▶ Provided material
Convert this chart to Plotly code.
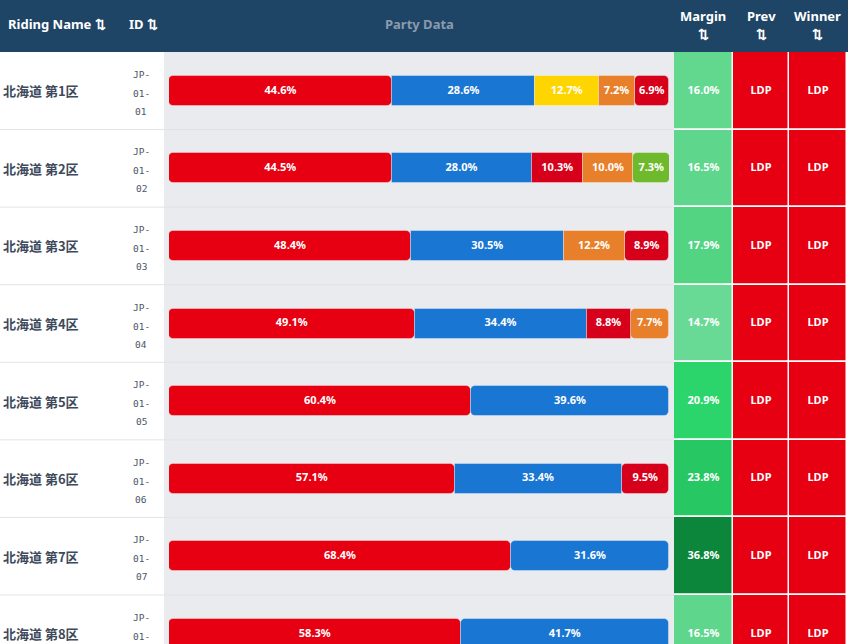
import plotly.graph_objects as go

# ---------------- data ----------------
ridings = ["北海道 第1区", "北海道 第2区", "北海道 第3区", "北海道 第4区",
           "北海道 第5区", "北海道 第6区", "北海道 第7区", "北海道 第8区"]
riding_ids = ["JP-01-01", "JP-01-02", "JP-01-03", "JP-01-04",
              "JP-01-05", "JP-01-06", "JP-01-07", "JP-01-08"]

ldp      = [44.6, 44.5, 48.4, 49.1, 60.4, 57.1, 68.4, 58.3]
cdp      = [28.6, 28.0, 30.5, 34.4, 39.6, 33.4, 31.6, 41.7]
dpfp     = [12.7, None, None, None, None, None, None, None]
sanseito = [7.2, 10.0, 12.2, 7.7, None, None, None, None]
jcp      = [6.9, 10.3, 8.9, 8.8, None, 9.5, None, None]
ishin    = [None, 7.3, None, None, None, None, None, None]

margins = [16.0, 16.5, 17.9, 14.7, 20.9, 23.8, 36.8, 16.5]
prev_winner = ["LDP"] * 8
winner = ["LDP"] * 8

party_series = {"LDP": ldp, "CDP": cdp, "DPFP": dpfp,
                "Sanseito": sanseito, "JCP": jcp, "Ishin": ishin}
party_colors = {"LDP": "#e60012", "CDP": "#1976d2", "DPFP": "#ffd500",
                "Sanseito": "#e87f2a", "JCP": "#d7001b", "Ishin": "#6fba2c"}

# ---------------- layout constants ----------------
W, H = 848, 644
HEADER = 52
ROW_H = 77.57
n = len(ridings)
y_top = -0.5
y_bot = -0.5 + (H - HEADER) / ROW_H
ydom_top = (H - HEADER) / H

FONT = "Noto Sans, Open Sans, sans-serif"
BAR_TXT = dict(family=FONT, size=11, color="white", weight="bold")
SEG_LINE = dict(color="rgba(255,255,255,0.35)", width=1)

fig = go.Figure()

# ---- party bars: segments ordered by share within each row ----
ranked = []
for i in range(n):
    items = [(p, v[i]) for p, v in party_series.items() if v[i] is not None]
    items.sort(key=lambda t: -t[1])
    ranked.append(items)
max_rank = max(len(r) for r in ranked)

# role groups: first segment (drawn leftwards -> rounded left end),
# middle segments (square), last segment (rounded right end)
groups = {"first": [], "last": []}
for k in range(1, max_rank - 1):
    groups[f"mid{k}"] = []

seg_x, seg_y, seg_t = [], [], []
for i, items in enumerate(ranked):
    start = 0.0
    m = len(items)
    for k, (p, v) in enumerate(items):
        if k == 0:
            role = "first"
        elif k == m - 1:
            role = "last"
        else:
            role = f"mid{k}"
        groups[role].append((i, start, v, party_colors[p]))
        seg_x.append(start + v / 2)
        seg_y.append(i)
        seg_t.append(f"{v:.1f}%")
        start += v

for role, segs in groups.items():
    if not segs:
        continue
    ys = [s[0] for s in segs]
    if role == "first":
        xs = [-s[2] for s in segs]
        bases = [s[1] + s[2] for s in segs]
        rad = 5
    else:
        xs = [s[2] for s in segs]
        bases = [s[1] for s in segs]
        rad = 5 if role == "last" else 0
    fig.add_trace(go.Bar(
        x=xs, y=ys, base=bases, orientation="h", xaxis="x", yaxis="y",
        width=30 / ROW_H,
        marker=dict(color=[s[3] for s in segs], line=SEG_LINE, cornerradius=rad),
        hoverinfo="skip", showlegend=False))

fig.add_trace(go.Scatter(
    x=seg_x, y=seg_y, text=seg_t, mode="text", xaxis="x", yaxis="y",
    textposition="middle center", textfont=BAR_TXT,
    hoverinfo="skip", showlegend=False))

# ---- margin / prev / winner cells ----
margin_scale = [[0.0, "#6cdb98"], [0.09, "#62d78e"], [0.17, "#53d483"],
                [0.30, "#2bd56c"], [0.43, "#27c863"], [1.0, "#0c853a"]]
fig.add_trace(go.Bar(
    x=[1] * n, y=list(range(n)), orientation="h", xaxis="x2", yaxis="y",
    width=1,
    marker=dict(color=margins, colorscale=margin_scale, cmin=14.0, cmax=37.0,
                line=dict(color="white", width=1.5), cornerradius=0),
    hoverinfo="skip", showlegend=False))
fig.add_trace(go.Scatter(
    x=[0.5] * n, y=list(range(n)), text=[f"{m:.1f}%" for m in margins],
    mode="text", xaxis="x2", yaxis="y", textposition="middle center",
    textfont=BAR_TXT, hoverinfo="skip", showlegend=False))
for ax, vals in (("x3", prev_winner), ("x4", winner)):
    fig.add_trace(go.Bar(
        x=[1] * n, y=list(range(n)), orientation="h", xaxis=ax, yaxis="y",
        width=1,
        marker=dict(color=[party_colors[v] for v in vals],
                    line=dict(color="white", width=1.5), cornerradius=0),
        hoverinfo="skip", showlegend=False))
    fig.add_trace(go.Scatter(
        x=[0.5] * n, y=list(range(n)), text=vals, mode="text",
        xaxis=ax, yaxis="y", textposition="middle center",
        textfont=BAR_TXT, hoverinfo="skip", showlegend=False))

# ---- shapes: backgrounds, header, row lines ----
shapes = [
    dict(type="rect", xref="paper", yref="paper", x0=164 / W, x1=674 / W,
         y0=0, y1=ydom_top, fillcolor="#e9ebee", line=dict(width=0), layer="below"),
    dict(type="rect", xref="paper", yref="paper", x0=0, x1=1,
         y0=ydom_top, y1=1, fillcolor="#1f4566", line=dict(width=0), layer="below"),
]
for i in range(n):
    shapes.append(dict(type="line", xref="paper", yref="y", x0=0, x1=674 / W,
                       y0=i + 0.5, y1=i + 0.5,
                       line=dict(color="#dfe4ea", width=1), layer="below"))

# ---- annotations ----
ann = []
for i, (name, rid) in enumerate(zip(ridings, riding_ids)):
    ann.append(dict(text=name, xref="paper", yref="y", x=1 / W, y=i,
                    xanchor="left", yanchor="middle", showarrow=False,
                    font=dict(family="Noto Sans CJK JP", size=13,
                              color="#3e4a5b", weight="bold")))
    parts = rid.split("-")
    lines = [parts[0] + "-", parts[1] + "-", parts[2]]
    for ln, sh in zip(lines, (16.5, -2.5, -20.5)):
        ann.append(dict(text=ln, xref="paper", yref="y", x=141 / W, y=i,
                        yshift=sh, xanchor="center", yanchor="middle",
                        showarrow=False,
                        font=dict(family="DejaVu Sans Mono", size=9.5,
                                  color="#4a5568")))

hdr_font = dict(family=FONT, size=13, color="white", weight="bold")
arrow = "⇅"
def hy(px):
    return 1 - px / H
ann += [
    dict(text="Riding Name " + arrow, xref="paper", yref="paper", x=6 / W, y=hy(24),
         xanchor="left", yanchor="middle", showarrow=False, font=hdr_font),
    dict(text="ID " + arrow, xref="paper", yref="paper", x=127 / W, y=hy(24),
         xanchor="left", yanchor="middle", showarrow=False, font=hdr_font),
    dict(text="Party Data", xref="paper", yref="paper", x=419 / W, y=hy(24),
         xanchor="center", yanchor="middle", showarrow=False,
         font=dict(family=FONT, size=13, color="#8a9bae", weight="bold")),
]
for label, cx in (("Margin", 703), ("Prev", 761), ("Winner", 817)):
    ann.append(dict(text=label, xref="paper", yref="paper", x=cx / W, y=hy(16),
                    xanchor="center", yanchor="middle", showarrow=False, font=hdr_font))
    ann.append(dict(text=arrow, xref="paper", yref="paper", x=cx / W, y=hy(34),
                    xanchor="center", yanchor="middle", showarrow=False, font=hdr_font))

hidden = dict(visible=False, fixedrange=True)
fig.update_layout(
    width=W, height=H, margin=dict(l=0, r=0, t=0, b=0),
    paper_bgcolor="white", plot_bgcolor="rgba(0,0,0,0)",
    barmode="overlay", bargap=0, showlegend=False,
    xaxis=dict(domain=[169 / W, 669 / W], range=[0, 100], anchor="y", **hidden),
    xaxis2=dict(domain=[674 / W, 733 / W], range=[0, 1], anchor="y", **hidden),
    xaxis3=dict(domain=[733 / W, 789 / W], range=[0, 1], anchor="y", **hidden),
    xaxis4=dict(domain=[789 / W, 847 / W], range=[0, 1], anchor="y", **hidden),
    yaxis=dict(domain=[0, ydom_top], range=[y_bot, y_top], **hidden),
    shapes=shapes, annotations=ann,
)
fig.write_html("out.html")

▶ Problem details
Up to and including the line containing "import plotly.graph_objects as go", repeat every line from the start of the data, but none of the pictures.

▶ Answer to this problem
Convert this chart to Plotly code.
import plotly.graph_objects as go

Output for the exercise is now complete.